A key limitation of current architectures is the separation between retrieval and generation. To achieve AGI, the retriever would need to evolve into a retriever-reasoner. This component would not merely fetch data from a knowledge graph but would actively perform inference on the retrieved information. It would synthesize new knowledge, identify inconsistencies, and draw logical conclusions before passing the refined information to the core language model. This process would be akin to a human's ability to recall fragmented memories and mentally piece them together to form a coherent understanding.
Central to this cognitive architecture would be a dual-memory system. A short-term memory (STM) would be responsible for maintaining the immediate context of a conversation or a problem-solving session. This allows for fluid, real-time responses. Concurrently, a robust long-term memory (LTM) would serve as the system's cumulative knowledge base. The LTM would be continuously updated with new insights and beliefs derived from the retriever-reasoner's analysis. This active integration of new knowledge, facilitated by representation learning, would allow the system to truly learn rather than just remember. Knowledge would be elucidated not as raw text, but as a rich, semantic graph where concepts are interconnected and relationships are explicitly defined.
Furthermore, a truly general intelligence would require the ability to learn continuously and autonomously. A static, one-time training process is insufficient.
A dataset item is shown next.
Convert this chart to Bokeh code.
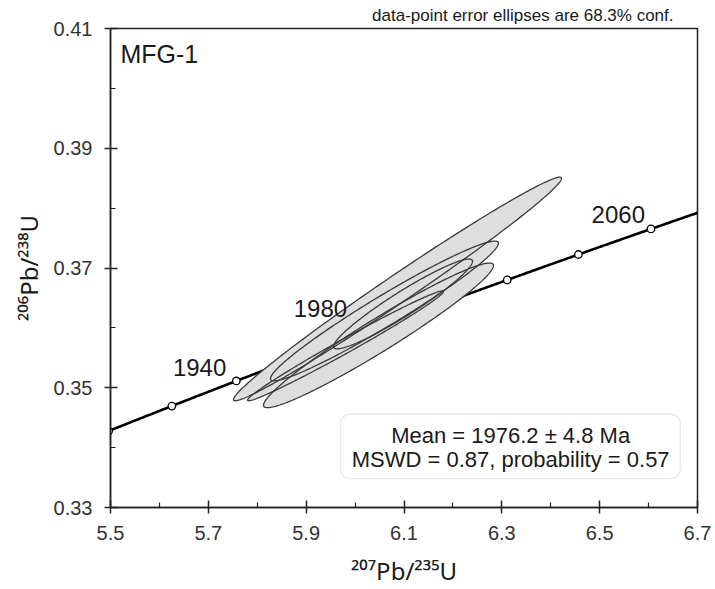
import numpy as np
from bokeh.plotting import figure
from bokeh.models import Range1d, Label, BoxAnnotation, FixedTicker, ColumnDataSource
from bokeh.core.properties import value
from bokeh.embed import file_html
from bokeh.resources import INLINE

# ---------------- data ----------------
# error ellipses: centre (207Pb/235U, 206Pb/238U), half-extents and error correlation
ell_x = [6.0867, 6.0601, 6.0980, 6.0479, 5.9804]
ell_y = [0.3665, 0.36283, 0.3640, 0.35875, 0.3570]
ell_sx = [0.3353, 0.2330, 0.1421, 0.2351, 0.2003]
ell_sy = [0.01867, 0.01167, 0.0075, 0.01208, 0.00917]
ell_rho = [0.989, 0.968, 0.948, 0.965, 0.989]

# concordia age markers (Ma) and labelled ages
marker_ages = [1900, 1920, 1940, 1960, 1980, 2000, 2020, 2040, 2060, 2080]
label_ages = [1940, 1980, 2060]

x_ticks = [5.5, 5.7, 5.9, 6.1, 6.3, 6.5, 6.7]
x_minor = [5.6, 5.8, 6.0, 6.2, 6.4, 6.6]
y_ticks = [0.33, 0.35, 0.37, 0.39, 0.41]
y_minor = [0.34, 0.36, 0.38, 0.40]

sample_name = "MFG-1"
mean_age = 1976.2
mean_err = 4.8
mswd = 0.87
prob = 0.57

# decay constants (per Ma)
L238 = 1.55125e-4
L235 = 9.8485e-4

# ---------------- styling ----------------
FONT = "Liberation Sans"
LABFONT = "Noto Sans"
label_off_x = [-10, -22, -6]
label_off_y = [-13, -22, -14]

p = figure(width=715, height=589, x_range=Range1d(5.5, 6.7), y_range=Range1d(0.33, 0.41),
           output_backend="svg", toolbar_location=None,
           min_border_left=110, min_border_right=18, min_border_top=27, min_border_bottom=82)
p.grid.visible = False
p.outline_line_color = "#222222"
p.outline_line_width = 1.5
p.background_fill_color = "white"

p.title.text = "data-point error ellipses are 68.3% conf."
p.title.align = "right"
p.title.text_font = FONT
p.title.text_font_size = "17px"
p.title.text_font_style = "normal"
p.title.text_color = "#1a1a1a"
p.title.offset = 24
p.title.standoff = 7

# concordia curve
t = np.linspace(1880, 2090, 400)
p.line(np.exp(L235 * t) - 1, np.exp(L238 * t) - 1, line_color="black", line_width=2.6)
ma = np.array(marker_ages, dtype=float)
p.scatter(np.exp(L235 * ma) - 1, np.exp(L238 * ma) - 1, size=7.5, marker="circle",
          fill_color="white", line_color="black", line_width=1.3)

# error ellipses
theta = np.linspace(0, 2 * np.pi, 240)
xs, ys = [], []
for cx, cy, sx, sy, r in zip(ell_x, ell_y, ell_sx, ell_sy, ell_rho):
    xs.append(cx + sx * np.cos(theta))
    ys.append(cy + sy * (r * np.cos(theta) + np.sqrt(1 - r * r) * np.sin(theta)))
p.patches(xs, ys, fill_color="#dedede", line_color=None)
p.patches(xs, ys, fill_color=None, line_color="#3a3a3a", line_width=1.3)

la = np.array(label_ages, dtype=float)
lsrc = ColumnDataSource(dict(x=np.exp(L235 * la) - 1, y=np.exp(L238 * la) - 1,
                             text=[str(a) for a in label_ages],
                             xo=label_off_x, yo=label_off_y))
p.text(x="x", y="y", text="text", x_offset="xo", y_offset="yo", source=lsrc,
       text_font=value(FONT), text_font_size="24px", text_color="#1a1a1a",
       text_align="right", text_baseline="alphabetic")

# axes
p.xaxis.ticker = FixedTicker(ticks=x_ticks, minor_ticks=x_minor)
p.yaxis.ticker = FixedTicker(ticks=y_ticks, minor_ticks=y_minor)
p.xaxis.major_label_overrides = {v: f"{v:.1f}" for v in x_ticks}
p.yaxis.major_label_overrides = {v: f"{v:.2f}" for v in y_ticks}
for ax in (p.xaxis, p.yaxis):
    ax.axis_line_color = "#222222"
    ax.axis_line_width = 1.5
    ax.major_tick_line_color = "#222222"
    ax.major_tick_line_width = 1.5
    ax.minor_tick_line_color = "#222222"
    ax.minor_tick_line_width = 1.2
    ax.major_tick_in = 7
    ax.major_tick_out = 6
    ax.minor_tick_in = 5
    ax.minor_tick_out = 0
    ax.major_label_text_font = FONT
    ax.major_label_text_font_size = "20px"
    ax.major_label_text_color = "#333333"
    ax.axis_label_text_font = LABFONT
    ax.axis_label_text_font_size = "24px"
    ax.axis_label_text_font_style = "normal"
    ax.axis_label_text_color = "#1a1a1a"
p.xaxis.axis_label = "²⁰⁷Pb/²³⁵U"
p.yaxis.axis_label = "²⁰⁶Pb/²³⁸U"
p.xaxis.major_label_standoff = 12
p.yaxis.major_label_standoff = 12
p.xaxis.axis_label_standoff = 11
p.yaxis.axis_label_standoff = 6

# annotations
p.add_layout(Label(x=5.5, y=0.41, x_offset=10, y_offset=-11, text=sample_name,
                   text_font=FONT, text_font_size="25px", text_color="#1a1a1a",
                   text_baseline="top"))

p.add_layout(BoxAnnotation(left=5.970, right=6.665, bottom=0.3348, top=0.3456,
                           fill_color="white", fill_alpha=1.0, line_color="#b0b0b0",
                           line_width=1.2, border_radius=10, level="overlay"))
p.add_layout(Label(x=6.318, y=0.3421, text=f"Mean = {mean_age} ± {mean_err} Ma",
                   text_font=FONT, text_font_size="22px", text_color="#1a1a1a",
                   text_align="center", text_baseline="middle", level="overlay"))
p.add_layout(Label(x=6.318, y=0.3380, text=f"MSWD = {mswd}, probability = {prob}",
                   text_font=FONT, text_font_size="22px", text_color="#1a1a1a",
                   text_align="center", text_baseline="middle", level="overlay"))

open("out.html", "w").write(file_html(p, INLINE))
This could be achieved through a federated learning model where specialized agents, each focused on a different domain or task, could continuously learn from their experiences. These agents would then share their updated models or knowledge representations in a secure, decentralized manner, leading to a collective intelligence that grows exponentially. The inference process would be ubiquitous, occurring not just during a user query but also internally as the system refines its world model and consolidates new information.
Ultimately, this architecture begins to truly inspire cognitive mechanisms in comparison to a human. The STM/LTM duality mirrors our working and declarative memory. The sophisticated retriever-reasoner acts like our hippocampus and frontal cortex, retrieving and reasoning over past experiences. The continuous learning and knowledge elucidation through representation learning emulate our own neuroplasticity and ability to form new, abstract concepts. This system moves beyond a powerful database to become a living, reasoning entity, capable of thought, learning, and self-improvement on a scale that surpasses anything seen today.